Illinois falls from 27th to 45th place for its overall emergency care environment is largely due to major setbacks in its already challenging Medical Liability Environment and a failure to keep pace with other states in improving Disaster Preparedness.
Illinois's strongest performance was for the Quality and Patient Safety Environment, largely due to a number of important policies and procedures that have been put in place. Illinois has a strong prescription drug monitoring program and a statewide trauma registry, which help ensure patient safety and quality improvement. It has also developed or is developing a system of care for stroke patients and ST-elevation myocardial infarction patients. These plans, along with triage and destination policies, help ensure that these patients receive prompt care in the most appropriate setting to enhance their chances for favorable outcomes. The state is currently adopting the new trauma triage guidelines for pre-hospital and trauma center activation, using the Centers for Disease Control and Prevention recommendations as baseline criteria.
Illinois has improved slightly in Access to Emergency Care over the past 5 years, having increased its per capita rates of emergency physicians, neurosurgeons, plastic surgeons, and registered nurses. It also has better-than-average health insurance coverage for children, with only 6.2% of children lacking insurance and 16.5% underinsured.
Illinois has several strengths in Public Health and Injury Prevention, especially in traffic safety. The state has one of the lowest rates of traffic fatalities (6.1 per 100,000 people) and a high rate of seatbelt use (92.9% of front-seat occupants). Strong child safety seat and seatbelt legislation and distracted driving laws are currently in place, and the state has below-average rates of bicyclist and pedestrian deaths.
Illinois's ranking for its Medical Liability Environment fell sharply, from 34th to 50th in the nation, placing it near the bottom for medical liability support for emergency care. The state has fallen behind in the types of medical liability reforms enacted in other states over the past 5 years and has earned a reputation as a litigation environment unfavorable to defendants and prone to excessive verdicts. Compounding these issues, provisions for periodic payments and the state's medical liability cap on non-economic damages were ruled unconstitutional in 2010. Currently, Illinois has the second highest average malpractice award payments in the nation ($599,439). Average medical liability insurance premiums for primary care physicians are also second highest in the country and premiums for specialists are $36,000 more per year than the national average. Illinois currently has virtually no medical liability reforms in place to discourage frivolous lawsuits.
In Public Health and Injury Prevention, Illinois could do more to combat causes of chronic disease and illness in its population. The state has very low rates of immunization against influenza and pneumonia for older adults and a relatively high rate of binge drinking among adults (23%). Despite an average rate of adult obesity, the child obesity rate in Illinois is among the highest in the country (19.3%). Illinois also has a high cardiovascular disease disparity ratio, indicating that there are populations in the state who may not be receiving adequate preventive care.

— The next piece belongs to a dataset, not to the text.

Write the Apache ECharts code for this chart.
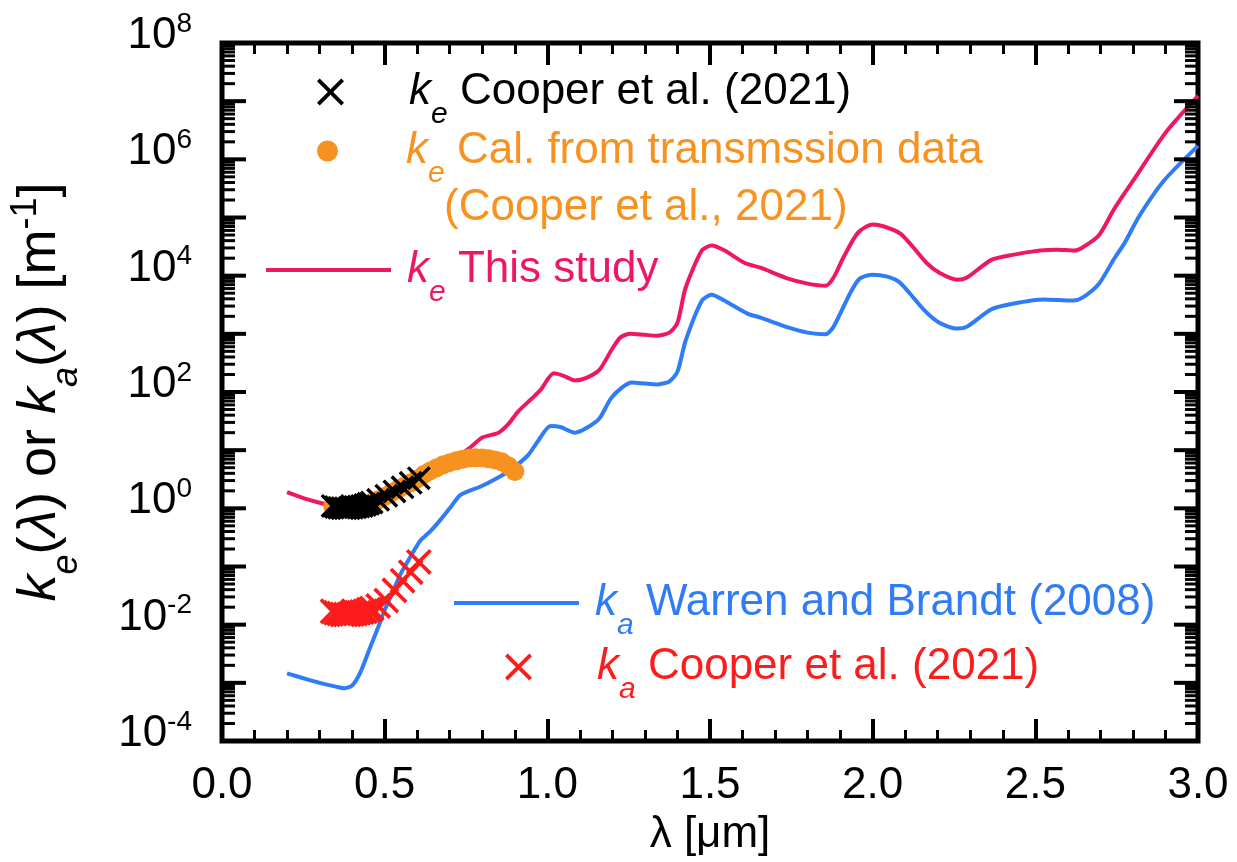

The most pressing problem in Illinois is the state of its Medical Liability Environment. Without reform and a reversal of recent trends, the state risks losing its most qualified doctors and medical professionals to states where there is more protection against unnecessary lawsuits and excessive verdicts. Unfortunately, medical liability reform has not fared well in the Illinois court system to date.
While changes in a number of Disaster Preparedness indicators from 2009 may partially explain the significant grade drop, Illinois now ranks well below most other states in this category. In 2012, the state's Department of Public Health sought legislation to enhance immunity for its health care responders during an emergency but was unsuccessful. Adopting liability protections might help the state increase the per capita numbers of physicians, nurses, and behavioral health professionals registered in the Emergency System for Advance Registration of Volunteer Health Professionals, which are currently among the lowest in the nation.
Dwindling Medicaid reimbursement rates are another challenge for accessing needed care, especially with full implementation of the Patient Protection and Affordable Care Act and Medicaid expansion underway. The state has one of the lowest Medicaid fee levels for office visits, at only 57.9% of the national average, and rates have been stagnant since 2007. Illinois needs to increase Medicaid payments to attract more physicians to serve the Medicaid population and meet the state's growing need for primary care.